Difficulty in understanding the proof of open mapping theorem and maximum modulus principle

Question

It was taken from Complex Analysis (Princeton Lectures in Analysis, No. 2) by Elias M. Stein and Rami Shakarchi page 92.

This is the rough idea of the proof of open mapping theorem:

Theorem: If $f$ is non-constant holomorphic function in a region $\Omega$, then $f$ is open.

Let $w_0$ belong to the image of $f$, say $w_0=f(z_0)$. We must prove that all points $w$ near $w_0$ also belongs to the image of f. Define $g(z) = f(z) - w$. Choose $\delta \gt 0 $ s.t. the disc $|z-z_0| \lt \delta$ is contained the the domain $\Omega$. Then at the end it proves that $g$ has a zero inside the circle $|z-z_0| = \delta$.

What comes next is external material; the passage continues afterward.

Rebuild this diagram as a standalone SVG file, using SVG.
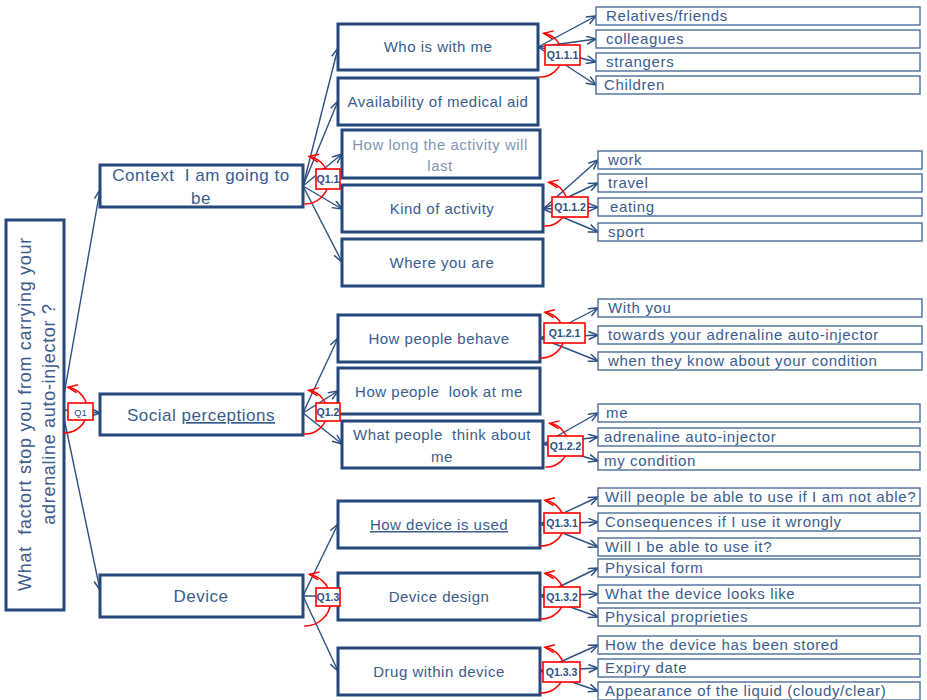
<svg xmlns="http://www.w3.org/2000/svg" width="927" height="700" viewBox="0 0 927 700">
<defs>
<marker id="ah" markerUnits="userSpaceOnUse" markerWidth="12" markerHeight="10" refX="10" refY="4.5" orient="auto" viewBox="0 0 12 10">
<path d="M0.5,0.5 L10,4.5 L0.5,8.5" fill="none" stroke="#2C5082" stroke-width="1.5"/>
</marker>
<marker id="ra" markerUnits="userSpaceOnUse" markerWidth="12" markerHeight="10" refX="10" refY="4.5" orient="auto-start-reverse" viewBox="0 0 12 10">
<path d="M0.5,0.5 L10,4.5 L0.5,8.5" fill="none" stroke="#FF0000" stroke-width="1.5"/>
</marker>
</defs>
<style>
.b1{fill:#fff;stroke:#24497A;stroke-width:3}
.b3{fill:#fff;stroke:#4C6E9C;stroke-width:1.4}
.t{font-family:"Liberation Sans",Arial,sans-serif;fill:#3A5C8E;letter-spacing:0.5px}
.t1{font-size:17px;text-anchor:middle}
.t2{font-size:15px;text-anchor:middle}
.t3{font-size:15px;letter-spacing:0.65px}
.c{fill:none;stroke:#2C5082;stroke-width:1.4;marker-end:url(#ah)}
.arc{fill:none;stroke:#FF0000;stroke-width:1.5;marker-start:url(#ra)}
.q{fill:#fff;stroke:#FF0000;stroke-width:1.6}
.qt{font-family:"Liberation Sans",Arial,sans-serif;font-size:10.5px;font-weight:bold;fill:#2C5082;text-anchor:middle}
</style>

<g id="connectors">
<path class="c" d="M64,395 L100,190"/>
<path class="c" d="M64,410 L100,413"/>
<path class="c" d="M64,418 L100,590"/>
<path class="c" d="M303,186 L338,48"/>
<path class="c" d="M303,186 L338,101"/>
<path class="c" d="M303,186 L342,154"/>
<path class="c" d="M303,186 L342,209"/>
<path class="c" d="M303,186 L342,262"/>
<path class="c" d="M303,413 L338,338"/>
<path class="c" d="M303,413 L338,391"/>
<path class="c" d="M303,413 L342,444"/>
<path class="c" d="M303,596 L338,524"/>
<path class="c" d="M303,596 L338,596"/>
<path class="c" d="M303,596 L338,671"/>
<path class="c" d="M538,47 L596,16"/>
<path class="c" d="M538,47 L596,39"/>
<path class="c" d="M538,47 L596,62"/>
<path class="c" d="M538,47 L596,85"/>
<path class="c" d="M543,209 L598,160"/>
<path class="c" d="M543,209 L598,183"/>
<path class="c" d="M543,209 L598,207"/>
<path class="c" d="M543,209 L598,232"/>
<path class="c" d="M540,338 L598,308"/>
<path class="c" d="M540,338 L598,335"/>
<path class="c" d="M540,338 L598,361"/>
<path class="c" d="M543,444 L598,413"/>
<path class="c" d="M543,444 L598,437"/>
<path class="c" d="M543,444 L598,461"/>
<path class="c" d="M540,524 L598,497"/>
<path class="c" d="M540,524 L598,522"/>
<path class="c" d="M540,524 L598,547"/>
<path class="c" d="M540,596 L598,568"/>
<path class="c" d="M540,596 L598,594"/>
<path class="c" d="M540,596 L598,617"/>
<path class="c" d="M540,671 L598,645"/>
<path class="c" d="M540,671 L598,668"/>
<path class="c" d="M540,671 L598,691"/>
</g>

<g id="root">
<rect class="b1" x="6" y="220" width="58" height="390"/>
<text class="t" font-size="18" text-anchor="middle" transform="rotate(-90)" style="white-space:pre;letter-spacing:0.7px"><tspan x="-414" y="31">What  factort stop you from carrying your</tspan><tspan x="-414" y="55">adrenaline auto-injector ?</tspan></text>
</g>

<g id="context">
<rect class="b1" x="100" y="165" width="203" height="42"/>
<text class="t t1" style="white-space:pre"><tspan x="201" y="181">Context  I am going to</tspan><tspan x="201" y="204">be</tspan></text>
</g>
<g id="social">
<rect class="b1" x="100" y="394" width="203" height="41"/>
<text class="t t1" x="201" y="421">Social <tspan text-decoration="underline">perceptions</tspan></text>
</g>
<g id="device">
<rect class="b1" x="100" y="575" width="203" height="42"/>
<text class="t t1" x="201" y="602">Device</text>
</g>

<g id="who">
<rect class="b1" x="338" y="24" width="200" height="46"/>
<text class="t t2" x="438" y="52">Who is with me</text>
</g>
<g id="availability">
<rect class="b1" x="338" y="78" width="200" height="47"/>
<text class="t t2" x="438" y="107">Availability of medical aid</text>
</g>
<g id="howlong">
<rect class="b1" x="342" y="130" width="198" height="48"/>
<text class="t t2" style="fill:#8096B6"><tspan x="440" y="150">How long the activity will</tspan><tspan x="440" y="171">last</tspan></text>
</g>
<g id="kind">
<rect class="b1" x="342" y="185" width="201" height="47"/>
<text class="t t2" x="442" y="214">Kind of activity</text>
</g>
<g id="where">
<rect class="b1" x="342" y="239" width="201" height="47"/>
<text class="t t2" x="442" y="268">Where you are</text>
</g>

<g id="behave">
<rect class="b1" x="338" y="315" width="202" height="47"/>
<text class="t t2" x="439" y="344">How people behave</text>
</g>
<g id="look">
<rect class="b1" x="338" y="368" width="202" height="46"/>
<text class="t t2" x="439" y="397" style="white-space:pre">How people  look at me</text>
</g>
<g id="think">
<rect class="b1" x="342" y="421" width="201" height="47"/>
<text class="t t2" style="white-space:pre"><tspan x="442" y="440">What people  think about</tspan><tspan x="442" y="462">me</tspan></text>
</g>

<g id="used">
<rect class="b1" x="338" y="501" width="202" height="47"/>
<text class="t t2" x="439" y="530" text-decoration="underline">How device is used</text>
</g>
<g id="design">
<rect class="b1" x="338" y="573" width="202" height="47"/>
<text class="t t2" x="439" y="602">Device design</text>
</g>
<g id="drug">
<rect class="b1" x="338" y="648" width="202" height="47"/>
<text class="t t2" x="439" y="677">Drug within device</text>
</g>

<g id="l3-who">
<rect class="b3" x="596" y="7" width="324" height="18"/><text class="t t3" x="606" y="21">Relatives/friends</text>
<rect class="b3" x="596" y="30" width="324" height="18"/><text class="t t3" x="606" y="44">colleagues</text>
<rect class="b3" x="596" y="53" width="324" height="18"/><text class="t t3" x="606" y="67">strangers</text>
<rect class="b3" x="596" y="76" width="324" height="18"/><text class="t t3" x="604" y="90">Children</text>
</g>
<g id="l3-kind">
<rect class="b3" x="598" y="151" width="324" height="18"/><text class="t t3" x="608" y="165">work</text>
<rect class="b3" x="598" y="174" width="324" height="18"/><text class="t t3" x="608" y="188">travel</text>
<rect class="b3" x="598" y="198" width="324" height="18"/><text class="t t3" x="610" y="212">eating</text>
<rect class="b3" x="598" y="223" width="324" height="18"/><text class="t t3" x="608" y="237">sport</text>
</g>
<g id="l3-behave">
<rect class="b3" x="598" y="299" width="324" height="18"/><text class="t t3" x="608" y="313">With you</text>
<rect class="b3" x="598" y="326" width="324" height="18"/><text class="t t3" x="608" y="340">towards your adrenaline auto-injector</text>
<rect class="b3" x="598" y="352" width="324" height="18"/><text class="t t3" x="608" y="366">when they know about your condition</text>
</g>
<g id="l3-think">
<rect class="b3" x="598" y="404" width="322" height="18"/><text class="t t3" x="606" y="418">me</text>
<rect class="b3" x="598" y="428" width="322" height="18"/><text class="t t3" x="604" y="442">adrenaline auto-injector</text>
<rect class="b3" x="598" y="452" width="322" height="18"/><text class="t t3" x="604" y="466">my condition</text>
</g>
<g id="l3-used">
<rect class="b3" x="598" y="488" width="322" height="18"/><text class="t t3" x="605" y="502">Will people be able to use if I am not able?</text>
<rect class="b3" x="598" y="513" width="322" height="18"/><text class="t t3" x="605" y="527">Consequences if I use it wrongly</text>
<rect class="b3" x="598" y="538" width="322" height="18"/><text class="t t3" x="605" y="552">Will I be able to use it?</text>
</g>
<g id="l3-design">
<rect class="b3" x="598" y="559" width="322" height="18"/><text class="t t3" x="605" y="573">Physical form</text>
<rect class="b3" x="598" y="585" width="322" height="18"/><text class="t t3" x="605" y="599">What the device looks like</text>
<rect class="b3" x="598" y="608" width="322" height="18"/><text class="t t3" x="605" y="622">Physical proprieties</text>
</g>
<g id="l3-drug">
<rect class="b3" x="598" y="636" width="322" height="18"/><text class="t t3" x="605" y="650">How the device has been stored</text>
<rect class="b3" x="598" y="659" width="322" height="18"/><text class="t t3" x="605" y="673">Expiry date</text>
<rect class="b3" x="598" y="682" width="322" height="18"/><text class="t t3" x="605" y="696">Appearance of the liquid (cloudy/clear)</text>
</g>

<g id="q1"><path class="arc" d="M67.9,387.3 A23,23 0 0 1 63.3,433"/><rect class="q" x="68" y="403" width="25" height="17"/><text class="qt" x="80.5" y="415.5" style="font-weight:normal;font-size:9.5px">Q1</text></g>
<g id="q1-1"><path class="arc" d="M309.1,156.4 A24,24 0 0 1 304.3,204"/><rect class="q" x="316" y="169" width="24" height="20"/><text class="qt" x="328" y="183">Q1.1</text></g>
<g id="q1-1-1"><path class="arc" d="M543.7,33.3 A22,22 0 0 1 539.3,77"/><rect class="q" x="545" y="45" width="35" height="20"/><text class="qt" x="562.5" y="59">Q1.1.1</text></g>
<g id="q1-1-2"><path class="arc" d="M548.7,182.3 A22,22 0 0 1 544.3,226"/><rect class="q" x="552" y="197" width="36" height="20"/><text class="qt" x="570" y="211">Q1.1.2</text></g>
<g id="q1-2"><path class="arc" d="M308.7,390.3 A22,22 0 0 1 304.3,434"/><rect class="q" x="316" y="403" width="24" height="18"/><text class="qt" x="328" y="416">Q1.2</text></g>
<g id="q1-2-1"><path class="arc" d="M544.9,312.3 A23,23 0 0 1 540.3,358"/><rect class="q" x="544" y="323" width="41" height="20"/><text class="qt" x="564.5" y="337">Q1.2.1</text></g>
<g id="q1-2-2"><path class="arc" d="M549.7,423.3 A22,22 0 0 1 545.3,467"/><rect class="q" x="548" y="436" width="35" height="20"/><text class="qt" x="565.5" y="450">Q1.2.2</text></g>
<g id="q1-3"><path class="arc" d="M309.4,574.4 A26,26 0 0 1 304.2,626"/><rect class="q" x="316" y="588" width="24" height="18"/><text class="qt" x="328" y="601">Q1.3</text></g>
<g id="q1-3-1"><path class="arc" d="M544.9,500.3 A23,23 0 0 1 540.3,546"/><rect class="q" x="544" y="513" width="36" height="20"/><text class="qt" x="562" y="527">Q1.3.1</text></g>
<g id="q1-3-2"><path class="arc" d="M544.9,573.3 A23,23 0 0 1 540.3,619"/><rect class="q" x="544" y="587" width="36" height="20"/><text class="qt" x="562" y="601">Q1.3.2</text></g>
<g id="q1-3-3"><path class="arc" d="M544.9,647.3 A23,23 0 0 1 540.3,693"/><rect class="q" x="543" y="662" width="37" height="20"/><text class="qt" x="561.5" y="676">Q1.3.3</text></g>
</svg>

Why is it the end of the proof? Can someone elaborate a little bit more?

And this is the rough idea of the proof of maximum modulus principle:

Theorem: If $f$ is non-constant holomorphic function in a region $\Omega$, then $f$ cannot attain a maximum in $\Omega$.

Suppose that $f$ did attain a maximum at $z_0$. Since $f$ is holomorphic it is an open mapping, and therefore, if $D \subset \Omega $ is a small disc centered at $z_0$, its image $f(D)$ is open and contains $f(z_0)$. This proves that there are points in $z \in D$ such that $|f(z)| \gt |f(z_0)|$, a contradiction.

How comes there are points in $z \in D$ such that $|f(z)| \gt |f(z_0)|$? Did I miss some basic stuffs?

Answer 1

If $g$ has a zero in the disc $D=\{z:|z-z_0|<\delta\}$, then there is $z\in D$ with $f(z)=w$. This means that if $z$ is "near" to $w_0$, say in an $\varepsilon$-neighbourhood $U=\{w:|w-w_0|<\varepsilon\}$ then $w\in f(D)$. This means that $U\subseteq f(D)\subseteq f(\Omega)$. Therefore $f(\Omega)$ is a neighbourhood of each of its points, and so is open.

For the last question, split into cases $f(z_0)=0$ and $f(z_0)\ne0$. For the first case, you only need that $f$ takes nonzero values near $z_0$. In the second case you have $f(z_0)(1+\varepsilon)\in f(D)$ for small positive $\varepsilon$.